▶ [Task goal]:
Give the data again, word for word.

▶ [Supplied material]:
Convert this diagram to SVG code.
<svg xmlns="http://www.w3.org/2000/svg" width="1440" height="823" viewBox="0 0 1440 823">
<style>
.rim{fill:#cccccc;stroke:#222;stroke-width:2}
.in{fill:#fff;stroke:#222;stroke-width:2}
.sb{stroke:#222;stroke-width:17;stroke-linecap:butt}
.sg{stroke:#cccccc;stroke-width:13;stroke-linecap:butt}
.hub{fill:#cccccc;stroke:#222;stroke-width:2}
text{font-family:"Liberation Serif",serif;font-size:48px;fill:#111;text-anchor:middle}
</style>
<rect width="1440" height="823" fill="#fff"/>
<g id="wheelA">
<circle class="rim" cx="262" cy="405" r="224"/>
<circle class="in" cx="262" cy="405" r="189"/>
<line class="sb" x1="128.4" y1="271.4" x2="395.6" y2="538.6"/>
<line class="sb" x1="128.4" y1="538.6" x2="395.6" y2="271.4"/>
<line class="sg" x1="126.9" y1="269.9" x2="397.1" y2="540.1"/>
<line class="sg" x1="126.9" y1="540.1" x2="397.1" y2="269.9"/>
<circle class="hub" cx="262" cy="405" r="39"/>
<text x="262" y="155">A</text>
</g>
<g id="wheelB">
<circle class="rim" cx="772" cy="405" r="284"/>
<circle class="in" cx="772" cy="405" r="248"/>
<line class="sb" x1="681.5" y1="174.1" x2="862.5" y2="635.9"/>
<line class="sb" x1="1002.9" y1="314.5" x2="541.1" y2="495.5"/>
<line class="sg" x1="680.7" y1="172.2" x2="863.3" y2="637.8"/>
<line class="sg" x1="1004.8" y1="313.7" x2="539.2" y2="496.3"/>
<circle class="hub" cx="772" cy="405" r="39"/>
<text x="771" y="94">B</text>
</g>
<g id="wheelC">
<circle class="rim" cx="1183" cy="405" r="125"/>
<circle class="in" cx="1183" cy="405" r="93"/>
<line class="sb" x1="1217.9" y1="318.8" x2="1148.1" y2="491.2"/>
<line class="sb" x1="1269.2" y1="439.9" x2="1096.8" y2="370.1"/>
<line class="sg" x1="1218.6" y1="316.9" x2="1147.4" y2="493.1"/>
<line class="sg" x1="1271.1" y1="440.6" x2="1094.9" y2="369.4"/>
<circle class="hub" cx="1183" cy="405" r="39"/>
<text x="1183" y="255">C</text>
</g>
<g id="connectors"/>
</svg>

▶ [Full answer]:
Convert this diagram to SVG code.
<svg xmlns="http://www.w3.org/2000/svg" width="1440" height="823" viewBox="0 0 1440 823">
<style>
.rim{fill:#cccccc;stroke:#222;stroke-width:2}
.in{fill:#fff;stroke:#222;stroke-width:2}
.sb{stroke:#222;stroke-width:17;stroke-linecap:butt}
.sg{stroke:#cccccc;stroke-width:13;stroke-linecap:butt}
.hub{fill:#cccccc;stroke:#222;stroke-width:2}
text{font-family:"Liberation Serif",serif;font-size:48px;fill:#111;text-anchor:middle}
</style>
<rect width="1440" height="823" fill="#fff"/>
<g id="wheelA">
<circle class="rim" cx="262" cy="405" r="224"/>
<circle class="in" cx="262" cy="405" r="189"/>
<line class="sb" x1="128.4" y1="271.4" x2="395.6" y2="538.6"/>
<line class="sb" x1="128.4" y1="538.6" x2="395.6" y2="271.4"/>
<line class="sg" x1="126.9" y1="269.9" x2="397.1" y2="540.1"/>
<line class="sg" x1="126.9" y1="540.1" x2="397.1" y2="269.9"/>
<circle class="hub" cx="262" cy="405" r="39"/>
<text x="262" y="155">A</text>
</g>
<g id="wheelB">
<circle class="rim" cx="772" cy="405" r="284"/>
<circle class="in" cx="772" cy="405" r="248"/>
<line class="sb" x1="681.5" y1="174.1" x2="862.5" y2="635.9"/>
<line class="sb" x1="1002.9" y1="314.5" x2="541.1" y2="495.5"/>
<line class="sg" x1="680.7" y1="172.2" x2="863.3" y2="637.8"/>
<line class="sg" x1="1004.8" y1="313.7" x2="539.2" y2="496.3"/>
<circle class="hub" cx="772" cy="405" r="39"/>
<text x="771" y="94">B</text>
</g>
<g id="wheelC">
<circle class="rim" cx="1183" cy="405" r="125"/>
<circle class="in" cx="1183" cy="405" r="93"/>
<line class="sb" x1="1217.9" y1="318.8" x2="1148.1" y2="491.2"/>
<line class="sb" x1="1269.2" y1="439.9" x2="1096.8" y2="370.1"/>
<line class="sg" x1="1218.6" y1="316.9" x2="1147.4" y2="493.1"/>
<line class="sg" x1="1271.1" y1="440.6" x2="1094.9" y2="369.4"/>
<circle class="hub" cx="1183" cy="405" r="39"/>
<text x="1183" y="255">C</text>
</g>
<g id="connectors"/>
</svg>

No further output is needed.